Manifest takes that premise but also combines it with elements of Lost, parts of Passengers, and aspects of Stephen King's The Langoliers. While there are tons of different homages that NBC's Manifest makes to titles like these, it manages to differentiate itself by putting the death dates front and center.
In Manifest, 191 passengers aboard Montego Air Flight 828 experience a brief bout of turbulence in the air and then land in Stewart International Airport in Newburgh, NY.
It turns out, however, that the bout of turbulence was some type of crazy event that accelerated time some five and a half years forward. When the characters land in Newburgh, life, as they know it, has completely changed. Every single one of the characters is presumed dead, and their lives are vastly different now than when they left for Jamaica.
Not only are they having a heck of a time trying to re-integrate into society, but they must now deal with premonitions of the future that they can see and hear, referred to as "callings." To top it all off, every character has their own death date, and people start dying one by one.
But one of the show's main characters, Zeke Landon, seems to survive his death date.
He does so by following the "callings" that occur to him, no matter how terrifying. In one, he dies of hypothermia in a lake and is revived. But the mysteries that pile up on the show indicate that there's a lot more to everything that's going on with Flight 828 than the passengers realize.

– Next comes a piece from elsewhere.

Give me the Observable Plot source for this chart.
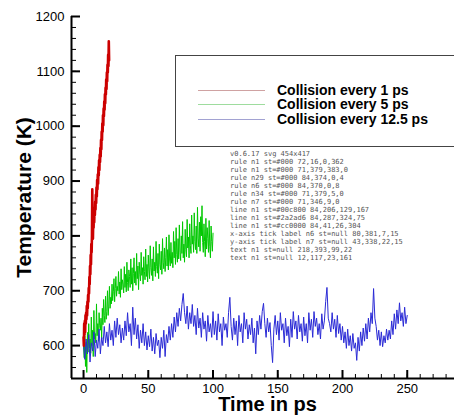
<!DOCTYPE html>
<html>
<head>
<meta charset="utf-8">
<script src="https://cdn.jsdelivr.net/npm/d3@7"></script>
<script src="https://cdn.jsdelivr.net/npm/@observablehq/plot@0.6"></script>
<style>
  html, body { margin: 0; padding: 0; background: #fff; }
  body { width: 454px; height: 417px; overflow: hidden; position: relative; font-family: "Liberation Sans", Arial, Helvetica, sans-serif; }
  #legend { position: absolute; left: 175px; top: 55px; width: 320px; height: 92px; border: 1.5px solid #444; background: #fff; box-sizing: border-box; }
  .row { position: absolute; left: 0; height: 14px; }
  .sw { position: absolute; left: 22px; width: 67px; height: 0; border-top: 1.5px solid; top: 7px; }
  .lb { position: absolute; left: 101px; top: 0; font-size: 14px; font-weight: bold; line-height: 14px; white-space: nowrap; color: #000; }
  #dbg { position: absolute; left: 230px; top: 150px; width: 224px; font-size: 7px; line-height: 8px; white-space: pre-wrap; word-break: break-all; margin: 0; color: #555; }
</style>
</head>
<body>
<div id="chart"></div>
<div id="legend"></div>
<pre id="dbg"></pre>
<script>
const seriesNames = ["Collision every 1 ps", "Collision every 5 ps", "Collision every 12.5 ps"];
const seriesColors = ["#cc0000", "#00c800", "#2a2ad6"];
const legendColors = ["#cfa2a2", "#9edc9e", "#a2a2d2"];
const redStep = 0.25;
const redValues = [
  615, 600, 640, 620, 645, 625, 655, 640, 660, 648,
  672, 655, 680, 668, 692, 680, 705, 695, 725, 712,
  745, 730, 765, 748, 785, 770, 800, 885, 805, 795,
  830, 815, 840, 825, 850, 838, 862, 848, 875, 860,
  888, 872, 902, 885, 912, 895, 925, 910, 938, 920,
  948, 935, 960, 945, 975, 958, 990, 975, 1005, 990,
  1020, 1002, 1032, 1018, 1045, 1030, 1058, 1042, 1070, 1058,
  1085, 1068, 1098, 1082, 1112, 1098, 1130, 1110, 1155, 1120
];
const greenStep = 0.5;
const greenValues = [
  600, 578, 618, 562, 606, 551, 624, 588, 640, 596,
  612, 586, 652, 600, 628, 580, 664, 612, 622, 605,
  676, 618, 640, 608, 660, 636, 628, 650, 612, 668,
  638, 684, 655, 642, 690, 648, 662, 700, 655, 672,
  708, 668, 688, 676, 712, 682, 698, 722, 680, 704,
  726, 690, 708, 700, 735, 694, 716, 688, 740, 702,
  720, 712, 696, 744, 706, 730, 698, 752, 715, 700,
  738, 726, 706, 758, 712, 742, 700, 732, 760, 714,
  735, 710, 768, 722, 745, 702, 752, 730, 718, 770,
  728, 742, 712, 762, 735, 720, 776, 726, 748, 716,
  765, 738, 722, 782, 742, 728, 758, 718, 780, 736,
  752, 726, 790, 744, 732, 768, 722, 785, 748, 738,
  772, 730, 795, 752, 740, 778, 735, 760, 798, 745,
  775, 738, 802, 756, 745, 788, 750, 770, 742, 808,
  760, 790, 748, 815, 766, 752, 795, 758, 820, 770,
  755, 800, 768, 826, 760, 785, 752, 812, 775, 762,
  830, 778, 798, 760, 822, 782, 768, 838, 785, 800,
  770, 842, 790, 775, 818, 768, 852, 796, 780, 825,
  772, 835, 800, 855, 788, 770, 822, 790, 762, 832,
  776, 815, 795, 770, 828, 780, 760, 818, 790, 772,
  805
];
const blueStep = 1;
const blueValues = [
  600, 575, 612, 585, 620, 570, 605, 590, 625, 580,
  610, 595, 630, 585, 615, 600, 635, 605, 625, 598,
  640, 610, 628, 600, 645, 615, 650, 620, 638, 605,
  632, 610, 645, 618, 660, 625, 640, 600, 670, 620,
  650, 612, 638, 595, 628, 605, 640, 600, 625, 592,
  618, 598, 630, 590, 615, 585, 622, 600, 610, 578,
  615, 595, 628, 580, 620, 605, 635, 610, 640, 615,
  652, 625, 660, 635, 668, 645, 675, 695, 660, 640,
  672, 630, 660, 640, 675, 635, 655, 620, 668, 632,
  650, 615, 660, 630, 645, 608, 655, 625, 640, 615,
  662, 620, 645, 610, 658, 625, 640, 600, 652, 628,
  640, 615, 660, 688, 635, 610, 650, 620, 645, 600,
  655, 625, 640, 605, 660, 630, 648, 612, 638, 620,
  650, 605, 632, 585, 645, 620, 655, 630, 662, 677,
  640, 615, 650, 625, 642, 600, 569, 630, 655, 620,
  645, 610, 660, 628, 640, 605, 650, 618, 635, 598,
  648, 615, 662, 630, 645, 612, 655, 625, 640, 608,
  652, 618, 640, 605, 660, 628, 648, 615, 662, 635,
  650, 620, 640, 612, 658, 630, 645, 680, 706, 650,
  640, 625, 660, 630, 648, 615, 655, 622, 640, 610,
  635, 605, 625, 595, 630, 600, 618, 590, 622, 595,
  605, 573, 615, 590, 625, 600, 632, 608, 640, 612,
  650, 625, 660, 640, 704, 650, 635, 610, 628, 600,
  625, 598, 618, 605, 630, 610, 628, 612, 645, 620,
  658, 630, 665, 640, 678, 645, 660, 635, 670, 640,
  655
];
const xDomain = [-9.3, 286.5];
const yDomain = [540, 1200];
const xMajorTicks = [0, 50, 100, 150, 200, 250];
const xMinorTicks = [0, 10, 20, 30, 40, 50, 60, 70, 80, 90, 100, 110, 120, 130, 140, 150, 160, 170, 180, 190, 200, 210, 220, 230, 240, 250, 260, 270, 280];
const yMajorTicks = [600, 700, 800, 900, 1000, 1100, 1200];
const yMinorTicks = [540, 560, 580, 600, 620, 640, 660, 680, 700, 720, 740, 760, 780, 800, 820, 840, 860, 880, 900, 920, 940, 960, 980, 1000, 1020, 1040, 1060, 1080, 1100, 1120, 1140, 1160, 1180, 1200];
const xLabel = "Time in ps";
const yLabel = "Temperature (K)";

const toRows = (vals, step) => vals.map((v, i) => ({t: i * step, T: v}));
const red = toRows(redValues, redStep);
const green = toRows(greenValues, greenStep);
const blue = toRows(blueValues, blueStep);

const W = 454, H = 417, mL = 71, mR = 0, mT = 16, mB = 39;
const frameW = W - mL - mR, frameH = H - mT - mB;

let s = "";
try {
const chart = Plot.plot({
  width: W, height: H,
  marginLeft: mL, marginRight: mR, marginTop: mT, marginBottom: mB,
  style: {fontFamily: "Liberation Sans, Arial, sans-serif"},
  x: {domain: xDomain, axis: null},
  y: {domain: yDomain, axis: null},
  marks: [
    Plot.ruleX([xDomain[0]], {stroke: "#000", strokeWidth: 2}),
    Plot.ruleY([yDomain[0]], {stroke: "#000", strokeWidth: 2}),
    Plot.ruleX(xMinorTicks, {x: d => d, insetTop: frameH - 4, stroke: "#000", strokeWidth: 1}),
    Plot.ruleX(xMajorTicks, {x: d => d, insetTop: frameH - 8, stroke: "#000", strokeWidth: 2}),
    Plot.ruleY(yMinorTicks, {y: d => d, insetRight: frameW - 5, stroke: "#000", strokeWidth: 1}),
    Plot.ruleY(yMajorTicks, {y: d => d, insetRight: frameW - 9, stroke: "#000", strokeWidth: 2}),
    Plot.line(green, {x: "t", y: "T", stroke: seriesColors[1], strokeWidth: 1}),
    Plot.line(blue, {x: "t", y: "T", stroke: seriesColors[2], strokeWidth: 1}),
    Plot.line(red, {x: "t", y: "T", stroke: seriesColors[0], strokeWidth: 2.6}),
    Plot.axisX({ticks: xMajorTicks, tickSize: 0, tickPadding: 5, anchor: "bottom", fontSize: 13, label: null, tickFormat: d => String(d)}),
    Plot.axisY({ticks: yMajorTicks, tickSize: 0, tickPadding: 7, anchor: "left", fontSize: 13, label: null, tickFormat: d => String(d)}),
    Plot.text([xLabel], {frameAnchor: "bottom", text: d => d, dy: 26.5, dx: 4.5, fontSize: 20, fontWeight: "bold", lineAnchor: "middle", textAnchor: "middle", fill: "#000"}),
    Plot.text([yLabel], {frameAnchor: "left", text: d => d, dx: -47, rotate: -90, fontSize: 21, fontWeight: "bold", lineAnchor: "middle", textAnchor: "middle", fill: "#000"})
  ]
});
document.getElementById("chart").appendChild(chart);
s += "v" + Plot.version + " svg " + chart.getAttribute("width") + "x" + chart.getAttribute("height") + "\n";
chart.querySelectorAll(":scope > g").forEach(g => {
  const c = g.firstElementChild;
  let r = c ? c.getBoundingClientRect() : null;
  s += (g.getAttribute("aria-label") || "?") + " n" + g.children.length + " st=" + g.getAttribute("stroke") + " " + (r ? [r.x, r.y, r.width, r.height].map(Math.round).join(",") : "") + "\n";
});
} catch (e) { s += "ERR " + e.message; }
document.getElementById("dbg").textContent = s;

const legend = document.getElementById("legend");
const rowTops = [26.5, 41, 55.5];
seriesNames.forEach((name, i) => {
  const row = document.createElement("div");
  row.className = "row";
  row.style.top = rowTops[i] + "px";
  const sw = document.createElement("div");
  sw.className = "sw";
  sw.style.borderTopColor = legendColors[i];
  const lb = document.createElement("div");
  lb.className = "lb";
  lb.textContent = name;
  row.appendChild(sw);
  row.appendChild(lb);
  legend.appendChild(row);
});
</script>
</body>
</html>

'Manifest' Season 3, Episode 4: "Tailspin" looks deeper into the tail fin mystery.
Like any good mystery program, any time the characters learn something new, a bunch of other questions begin to pop up. This is exactly what happened when a Cuban fishing boat extricates the tail fin of flight 828 from the ocean. Somewhere between Jamaica and Florida, that airplane crashed.
So how in the world does that make sense since it also seemed to land safely? Well, there are a lot of interesting theories out there, but a prevailing one seems to be that there was some kind of government experiment having to do with time jumps or "portals."
Perhaps the passengers who were aboard the flight were able to jump forward in time, which made things very messy. If you want to know how messy, just check out Looper. That flick does a pretty good job of explaining the headiness of time travel.
The only thing to do is keep watching to see if these questions that keep piling up start getting answered.
Manifest airs on NBC Thursdays at 8 p.m. EST.